Auster wears his political predilections on his sleeve, which would be more annoying if I didn't in large part share them, but his political views are so often inessential to the plot and delivered in such an off-the-cuff-every-sane-person-must-agree-with-me manner that they carry no weight whatsoever as political analysis and would really rankle, I suspect, if you weren't on Auster's political wavelength to begin with. Basically, they are just shout-outs to those who already agree with him, a wink and a nod to another member of the club. But less forgivable than all of the preceding, however, is the unabashed over-sentimentality. Oh god, how thick the treacle drips from some of these pages! It's not just excessive; it's stunningly excessive. It's downright embarrassing in a serious author to so consistently sound so many false emotional notes, so embarrassingly, stunningly, unrealistically excessive is the sentimentality at times that you start to wonder: *Is* Paul Auster a "serious" author?

In the end, I'm always left on the fence about Auster. I always seem to go back to him, though. So I have to figure that when all is said and done I like him more than I don't, that what I consider his negatives are in the last analysis overcome by his positives.
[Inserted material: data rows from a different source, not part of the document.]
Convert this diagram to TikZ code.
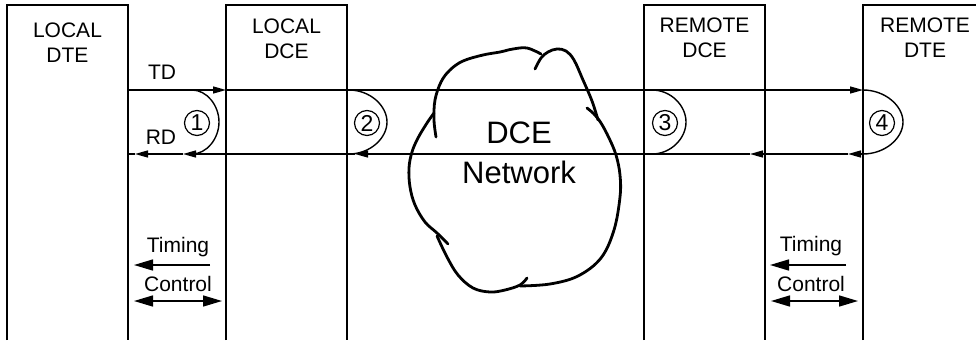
\documentclass[tikz,border=0pt]{standalone}
\usepackage{fontspec}
\setmainfont{Liberation Sans}
\usetikzlibrary{arrows.meta}
\tikzset{
  boxline/.style={line width=1.8pt},
  sigline/.style={line width=1.4pt},
  sigarrow/.style={line width=1.4pt, -{Triangle[length=13pt,width=7pt]}},
  bigtip/.style={line width=1.5pt, -{Triangle[length=19pt,width=11pt]}},
  bigtwo/.style={line width=1.5pt, {Triangle[length=19pt,width=11pt]}-{Triangle[length=19pt,width=11pt]}},
  lbl/.style={font=\fontsize{21}{25}\selectfont, align=center, inner sep=0pt},
  numc/.style={draw, circle, line width=1.2pt, minimum size=25pt, inner sep=0pt, font=\fontsize{23}{23}\selectfont},
  cloudline/.style={line width=2.8pt, line cap=round, line join=round},
  bigtxt/.style={font=\fontsize{31}{31}\selectfont, inner sep=0pt}
}
\begin{document}
\begin{tikzpicture}[x=1pt,y=-1pt]
\useasboundingbox (0,0) rectangle (976,340);
% boxes
\draw[boxline] (7,340) -- (7,5) -- (128,5) -- (128,340);
\draw[boxline] (226,340) -- (226,5) -- (347,5) -- (347,340);
\draw[boxline] (644,340) -- (644,5) -- (765,5) -- (765,340);
\draw[boxline] (863,340) -- (863,5) -- (980,5);
\node[lbl] (ldte) at (67.5,42.5) {LOCAL\\DTE};
\node[lbl] (ldce) at (286.5,38.5) {LOCAL\\DCE};
\node[lbl] (rdce) at (704.5,37.5) {REMOTE\\DCE};
\node[lbl] (rdte) at (925,37.5) {REMOTE\\DTE};
% cloud
\draw[cloudline] plot[smooth, tension=0.6] coordinates {(535,69) (541,58) (548,52) (557,49) (566,51) (574,60) (583,80) (592,101) (598,120)};
\draw[cloudline] plot[smooth, tension=0.6] coordinates {(587,108) (594,114) (601,123) (609,138) (616,155) (620,175) (620,197) (614,230) (601,258) (578,276) (550,284) (520,286)};
\draw[cloudline] plot[smooth, tension=0.6] coordinates {(527,278) (520,285) (505,290) (490,292) (473,288) (458,275) (447,257) (437,236)};
\draw[cloudline] plot[smooth, tension=0.6] coordinates {(448,244) (437,233) (425,222) (415,205) (410,187) (409,168) (412,152) (418,138) (427,123) (434,113)};
\draw[cloudline] plot[smooth, tension=0.6] coordinates {(436,137) (434,120) (435,100) (441,82) (450,70) (463,61) (483,55) (500,52) (513,49) (527,48) (541,54)};
\node[bigtxt] (dce) at (519,133) {DCE};
\node[bigtxt] (net) at (519,172) {Network};
% signal coordinates
\coordinate (tdA) at (128,90);
\coordinate (tdB) at (226,90);
\coordinate (tdC) at (863,90);
\coordinate (rdA) at (863,154);
\coordinate (rdB) at (848,154);
\coordinate (rdC) at (750,154);
\coordinate (rdD) at (355,154);
\coordinate (rdE) at (183,154);
\coordinate (rdF) at (135,154);
\coordinate (rdG) at (128,154);
% TD line
\draw[sigarrow] (tdA) -- (tdB);
\draw[sigarrow] (tdB) -- (tdC);
% RD line
\draw[sigarrow] (rdA) -- (rdB);
\draw[sigarrow] (rdB) -- (rdC);
\draw[sigarrow] (rdC) -- (rdD);
\draw[sigarrow] (rdD) -- (rdE);
\draw[sigarrow] (rdE) -- (rdF);
\draw[sigline] (rdF) -- (rdG);
% loops
\draw[sigline] (192,90) .. controls (207,90) and (219,105.7) .. (219,122) .. controls (219,138.3) and (207,154) .. (192,154);
\draw[sigline] (349,90) .. controls (370,90) and (387,105.7) .. (387,122) .. controls (387,138.3) and (370,154) .. (349,154);
\draw[sigline] (652,90) .. controls (671,90) and (686,105.7) .. (686,122) .. controls (686,138.3) and (671,154) .. (652,154);
\draw[sigline] (863,90) .. controls (885,90) and (903,105.7) .. (903,122) .. controls (903,138.3) and (885,154) .. (863,154);
\node[numc] (n1) at (197,123) {1};
\node[numc] (n2) at (367,123) {2};
\node[numc] (n3) at (665,123) {3};
\node[numc] (n4) at (882,123) {4};
\node[lbl] (td) at (162,72) {TD};
\node[lbl] (rd) at (161,137) {RD};
% timing / control
\coordinate (lt1) at (210,265);
\coordinate (lt2) at (134,265);
\coordinate (lc1) at (134,301);
\coordinate (lc2) at (222,301);
\coordinate (rt1) at (846,265);
\coordinate (rt2) at (770,265);
\coordinate (rc1) at (771,301);
\coordinate (rc2) at (858,301);
\node[lbl] (ltim) at (178,247) {Timing};
\node[lbl] (lcon) at (178,284) {Control};
\node[lbl] (rtim) at (811,246) {Timing};
\node[lbl] (rcon) at (811,284) {Control};
\draw[bigtip] (lt1) -- (lt2);
\draw[bigtwo] (lc1) -- (lc2);
\draw[bigtip] (rt1) -- (rt2);
\draw[bigtwo] (rc1) -- (rc2);
\end{tikzpicture}
\end{document}
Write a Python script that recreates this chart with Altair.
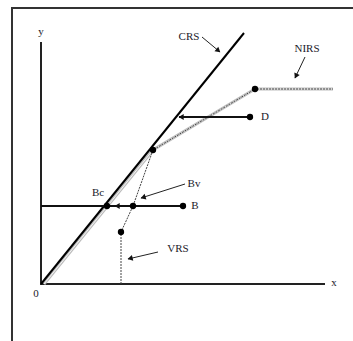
import altair as alt
import pandas as pd
import numpy as np

# --- data (conceptual units; origin at the axes' corner) ---
frame_x = [-2.9, -2.9, 31.2]
frame_y = [-5.7, 27.6, 27.6]

axis_x = [0.0, 0.0, 28.4]
axis_y = [24.2, 0.0, 0.0]

crs_x = [0.0, 20.3]
crs_y = [0.0, 25.1]

nirs_x = [0.3, 11.2, 21.4, 29.2]
nirs_y = [0.0, 13.4, 19.5, 19.5]

vrs_x = [8.0, 8.0, 9.2, 11.2, 21.4, 29.2]
vrs_y = [0.0, 5.2, 7.8, 13.4, 19.5, 19.5]

# thick projection lines (start -> end)
proj_x1 = [0.0, 20.9]
proj_y1 = [7.8, 16.7]
proj_x2 = [14.2, 13.8]
proj_y2 = [7.8, 16.7]

# thin label arrows (start -> tip)
lab_x1 = [16.1, 26.4, 14.4, 11.7]
lab_y1 = [24.7, 22.7, 10.0, 3.2]
lab_x2 = [17.9, 25.4, 10.0, 8.7]
lab_y2 = [23.2, 20.6, 8.6, 2.5]

# arrow heads on the thick lines: tips and directions
head_tip_x = [7.4, 13.8]
head_tip_y = [7.8, 16.7]
head_dir_x = [-1.0, -1.0]
head_dir_y = [0.0, 0.0]

pt_names = ["Bc", "Bv", "B", "VRSpt", "kink1", "kink2", "D"]
pt_x = [6.6, 9.2, 14.2, 8.0, 11.2, 21.4, 20.9]
pt_y = [7.8, 7.8, 7.8, 5.2, 13.4, 19.5, 16.7]

labels = ["y", "x", "0", "CRS", "NIRS", "D", "Bv", "B", "Bc", "VRS"]
label_x = [0.0, 29.3, -0.5, 14.8, 26.6, 22.4, 15.3, 15.4, 5.7, 13.7]
label_y = [25.2, 0.1, -1.0, 24.7, 23.5, 16.7, 10.0, 7.8, 9.1, 3.5]

# --- scales (10 px per unit) ---
xs = alt.Scale(domain=[-4.1, 31.2], nice=False, zero=False)
ys = alt.Scale(domain=[-5.7, 28.4], nice=False, zero=False)
X = lambda f: alt.X(f, type="quantitative", scale=xs, axis=None)
Y = lambda f: alt.Y(f, type="quantitative", scale=ys, axis=None)

def poly(xv, yv):
    return pd.DataFrame({"x": xv, "y": yv, "o": list(range(len(xv)))})

frame = alt.Chart(poly(frame_x, frame_y)).mark_line(color="#333", strokeWidth=2, clip=False).encode(
    x=X("x"), y=Y("y"), order="o:Q")
axes = alt.Chart(poly(axis_x, axis_y)).mark_line(color="#222", strokeWidth=2).encode(
    x=X("x"), y=Y("y"), order="o:Q")
crs = alt.Chart(poly(crs_x, crs_y)).mark_line(color="#000", strokeWidth=2).encode(
    x=X("x"), y=Y("y"), order="o:Q")
nirs = alt.Chart(poly(nirs_x, nirs_y)).mark_line(color="#bdbdbd", strokeWidth=3).encode(
    x=X("x"), y=Y("y"), order="o:Q")
nirs_in = alt.Chart(poly(nirs_x, nirs_y)).mark_line(color="#f4f4f4", strokeWidth=1).encode(
    x=X("x"), y=Y("y"), order="o:Q")
vrs = alt.Chart(poly(vrs_x, vrs_y)).mark_line(color="#444", strokeWidth=1, strokeDash=[2, 1]).encode(
    x=X("x"), y=Y("y"), order="o:Q")

proj_df = pd.DataFrame({"x": proj_x1, "y": proj_y1, "x2": proj_x2, "y2": proj_y2})
proj = alt.Chart(proj_df).mark_rule(color="#111", strokeWidth=2).encode(
    x=X("x"), y=Y("y"), x2="x2", y2="y2")

lab_df = pd.DataFrame({"x": lab_x1, "y": lab_y1, "x2": lab_x2, "y2": lab_y2})
lab_lines = alt.Chart(lab_df).mark_rule(color="#222", strokeWidth=1).encode(
    x=X("x"), y=Y("y"), x2="x2", y2="y2")

# arrow heads
hx = list(head_tip_x) + list(lab_x2)
hy = list(head_tip_y) + list(lab_y2)
dx = list(head_dir_x) + [b - a for a, b in zip(lab_x1, lab_x2)]
dy = list(head_dir_y) + [b - a for a, b in zip(lab_y1, lab_y2)]
dx = np.array(dx, dtype=float)
dy = np.array(dy, dtype=float)
n = np.hypot(dx, dy)
ux, uy = dx / n, dy / n
ang = (np.degrees(np.arctan2(ux, uy)) + 360) % 360
back = 0.3
head_df = pd.DataFrame({"x": np.array(hx) - ux * back, "y": np.array(hy) - uy * back, "a": ang})
heads = alt.Chart(head_df).mark_point(shape="triangle", filled=True, color="#111", size=35, opacity=1).encode(
    x=X("x"), y=Y("y"), angle=alt.Angle("a:Q", scale=None))

pts_df = pd.DataFrame({"n": pt_names, "x": pt_x, "y": pt_y})
pts = alt.Chart(pts_df).mark_circle(color="#000", size=40, opacity=1).encode(x=X("x"), y=Y("y"))

lbl_df = pd.DataFrame({"t": labels, "x": label_x, "y": label_y})
lbls = alt.Chart(lbl_df).mark_text(font="Liberation Serif", fontSize=11, color="#1a1a2a",
                                   align="center", baseline="middle").encode(
    x=X("x"), y=Y("y"), text="t:N")

chart = alt.layer(frame, axes, nirs, nirs_in, vrs, crs, proj, lab_lines, heads, pts, lbls).properties(
    width=353, height=341, padding=0, autosize=alt.AutoSizeParams(type="none"), background="white"
).configure_view(stroke=None)

chart.save("out.html", embed_options={"renderer": "svg", "actions": False})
And the biggest positive of all is Auster's ability to hone in on a compelling dilemma archetypal of the human condition. He makes us care about the situation his character faces because it's an important one--one that we all share. That's what he does in "The Brooklyn Follies." In Nathan Glass, he has created an Everyman who is asking the most basic question of all: Why live?

You'd have to be a pretty uncurious sort to walk away before you hear the answer. Auster knows this. And he employs what are his considerable storytelling skills--slapdash prose style and gushing emotions aside--to keep legions of readers, myself among them, turning the pages. And that, of course, is the first and most important prerequisite of any successful popular writer, serious or not.